- YOUR GOAL: Repeat the lines below exactly as they appear, but leave out the images.

- DATASET EXTRACT:
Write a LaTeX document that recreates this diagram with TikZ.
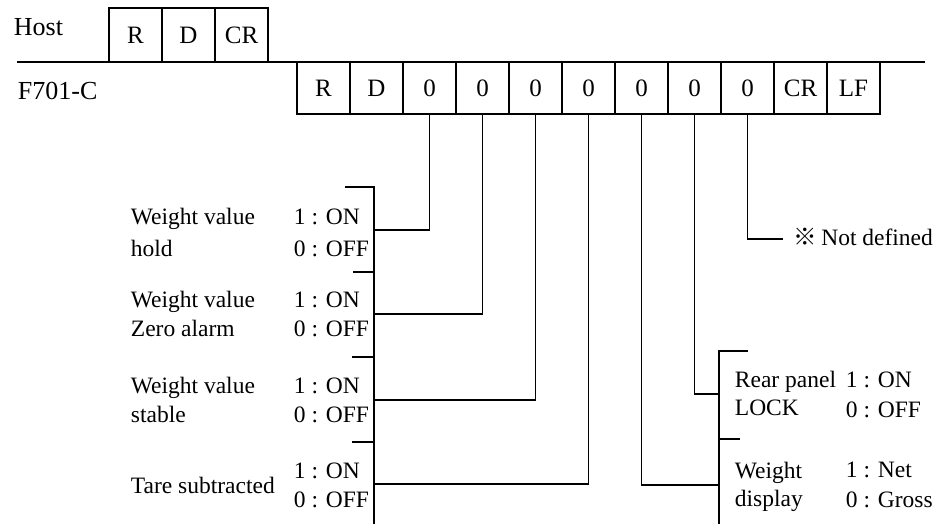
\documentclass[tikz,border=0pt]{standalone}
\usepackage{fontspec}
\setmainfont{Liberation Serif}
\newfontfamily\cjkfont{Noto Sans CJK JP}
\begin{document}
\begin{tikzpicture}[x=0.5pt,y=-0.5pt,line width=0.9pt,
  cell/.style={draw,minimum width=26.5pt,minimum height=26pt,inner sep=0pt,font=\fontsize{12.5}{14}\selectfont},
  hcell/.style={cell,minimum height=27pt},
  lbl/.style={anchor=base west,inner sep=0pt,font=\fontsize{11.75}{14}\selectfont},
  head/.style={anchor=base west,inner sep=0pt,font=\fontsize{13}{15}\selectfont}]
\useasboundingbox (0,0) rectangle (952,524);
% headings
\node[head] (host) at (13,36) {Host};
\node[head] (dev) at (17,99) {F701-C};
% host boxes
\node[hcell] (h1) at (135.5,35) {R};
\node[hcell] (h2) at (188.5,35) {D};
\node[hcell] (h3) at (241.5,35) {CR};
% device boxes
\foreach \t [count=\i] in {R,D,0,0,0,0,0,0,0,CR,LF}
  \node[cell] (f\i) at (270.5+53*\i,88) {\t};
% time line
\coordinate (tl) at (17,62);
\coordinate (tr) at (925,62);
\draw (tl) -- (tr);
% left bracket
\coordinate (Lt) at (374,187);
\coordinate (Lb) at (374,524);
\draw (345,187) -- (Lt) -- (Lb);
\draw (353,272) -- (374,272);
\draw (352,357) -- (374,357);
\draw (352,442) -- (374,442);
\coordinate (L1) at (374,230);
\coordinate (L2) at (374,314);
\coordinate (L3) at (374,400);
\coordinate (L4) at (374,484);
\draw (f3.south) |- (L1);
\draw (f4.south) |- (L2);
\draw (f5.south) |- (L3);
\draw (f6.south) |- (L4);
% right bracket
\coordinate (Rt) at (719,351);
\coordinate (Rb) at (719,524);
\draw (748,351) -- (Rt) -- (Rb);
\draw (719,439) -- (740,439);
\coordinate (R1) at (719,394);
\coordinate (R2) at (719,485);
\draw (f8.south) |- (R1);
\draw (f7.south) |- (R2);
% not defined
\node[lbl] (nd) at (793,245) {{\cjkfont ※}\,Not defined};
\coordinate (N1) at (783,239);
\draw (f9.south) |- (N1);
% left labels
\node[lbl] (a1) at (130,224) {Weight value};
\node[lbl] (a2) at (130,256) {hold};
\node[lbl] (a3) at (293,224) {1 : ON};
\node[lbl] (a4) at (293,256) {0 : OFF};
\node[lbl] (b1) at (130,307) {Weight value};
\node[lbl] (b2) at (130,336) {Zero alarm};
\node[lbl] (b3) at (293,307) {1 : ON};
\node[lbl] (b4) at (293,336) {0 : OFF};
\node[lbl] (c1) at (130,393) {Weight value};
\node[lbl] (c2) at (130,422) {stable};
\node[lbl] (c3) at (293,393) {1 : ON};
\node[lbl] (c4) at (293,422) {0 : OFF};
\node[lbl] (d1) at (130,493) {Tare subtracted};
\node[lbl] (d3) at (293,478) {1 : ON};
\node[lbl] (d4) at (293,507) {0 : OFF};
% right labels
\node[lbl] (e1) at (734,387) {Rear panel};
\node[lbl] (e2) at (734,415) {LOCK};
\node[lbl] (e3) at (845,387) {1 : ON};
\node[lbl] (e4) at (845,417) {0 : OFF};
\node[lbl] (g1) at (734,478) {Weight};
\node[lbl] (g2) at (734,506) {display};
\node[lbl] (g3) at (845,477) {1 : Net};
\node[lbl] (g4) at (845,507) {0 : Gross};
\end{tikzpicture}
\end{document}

- RESULT:
Write a LaTeX document that recreates this diagram with TikZ.
\documentclass[tikz,border=0pt]{standalone}
\usepackage{fontspec}
\setmainfont{Liberation Serif}
\newfontfamily\cjkfont{Noto Sans CJK JP}
\begin{document}
\begin{tikzpicture}[x=0.5pt,y=-0.5pt,line width=0.9pt,
  cell/.style={draw,minimum width=26.5pt,minimum height=26pt,inner sep=0pt,font=\fontsize{12.5}{14}\selectfont},
  hcell/.style={cell,minimum height=27pt},
  lbl/.style={anchor=base west,inner sep=0pt,font=\fontsize{11.75}{14}\selectfont},
  head/.style={anchor=base west,inner sep=0pt,font=\fontsize{13}{15}\selectfont}]
\useasboundingbox (0,0) rectangle (952,524);
% headings
\node[head] (host) at (13,36) {Host};
\node[head] (dev) at (17,99) {F701-C};
% host boxes
\node[hcell] (h1) at (135.5,35) {R};
\node[hcell] (h2) at (188.5,35) {D};
\node[hcell] (h3) at (241.5,35) {CR};
% device boxes
\foreach \t [count=\i] in {R,D,0,0,0,0,0,0,0,CR,LF}
  \node[cell] (f\i) at (270.5+53*\i,88) {\t};
% time line
\coordinate (tl) at (17,62);
\coordinate (tr) at (925,62);
\draw (tl) -- (tr);
% left bracket
\coordinate (Lt) at (374,187);
\coordinate (Lb) at (374,524);
\draw (345,187) -- (Lt) -- (Lb);
\draw (353,272) -- (374,272);
\draw (352,357) -- (374,357);
\draw (352,442) -- (374,442);
\coordinate (L1) at (374,230);
\coordinate (L2) at (374,314);
\coordinate (L3) at (374,400);
\coordinate (L4) at (374,484);
\draw (f3.south) |- (L1);
\draw (f4.south) |- (L2);
\draw (f5.south) |- (L3);
\draw (f6.south) |- (L4);
% right bracket
\coordinate (Rt) at (719,351);
\coordinate (Rb) at (719,524);
\draw (748,351) -- (Rt) -- (Rb);
\draw (719,439) -- (740,439);
\coordinate (R1) at (719,394);
\coordinate (R2) at (719,485);
\draw (f8.south) |- (R1);
\draw (f7.south) |- (R2);
% not defined
\node[lbl] (nd) at (793,245) {{\cjkfont ※}\,Not defined};
\coordinate (N1) at (783,239);
\draw (f9.south) |- (N1);
% left labels
\node[lbl] (a1) at (130,224) {Weight value};
\node[lbl] (a2) at (130,256) {hold};
\node[lbl] (a3) at (293,224) {1 : ON};
\node[lbl] (a4) at (293,256) {0 : OFF};
\node[lbl] (b1) at (130,307) {Weight value};
\node[lbl] (b2) at (130,336) {Zero alarm};
\node[lbl] (b3) at (293,307) {1 : ON};
\node[lbl] (b4) at (293,336) {0 : OFF};
\node[lbl] (c1) at (130,393) {Weight value};
\node[lbl] (c2) at (130,422) {stable};
\node[lbl] (c3) at (293,393) {1 : ON};
\node[lbl] (c4) at (293,422) {0 : OFF};
\node[lbl] (d1) at (130,493) {Tare subtracted};
\node[lbl] (d3) at (293,478) {1 : ON};
\node[lbl] (d4) at (293,507) {0 : OFF};
% right labels
\node[lbl] (e1) at (734,387) {Rear panel};
\node[lbl] (e2) at (734,415) {LOCK};
\node[lbl] (e3) at (845,387) {1 : ON};
\node[lbl] (e4) at (845,417) {0 : OFF};
\node[lbl] (g1) at (734,478) {Weight};
\node[lbl] (g2) at (734,506) {display};
\node[lbl] (g3) at (845,477) {1 : Net};
\node[lbl] (g4) at (845,507) {0 : Gross};
\end{tikzpicture}
\end{document}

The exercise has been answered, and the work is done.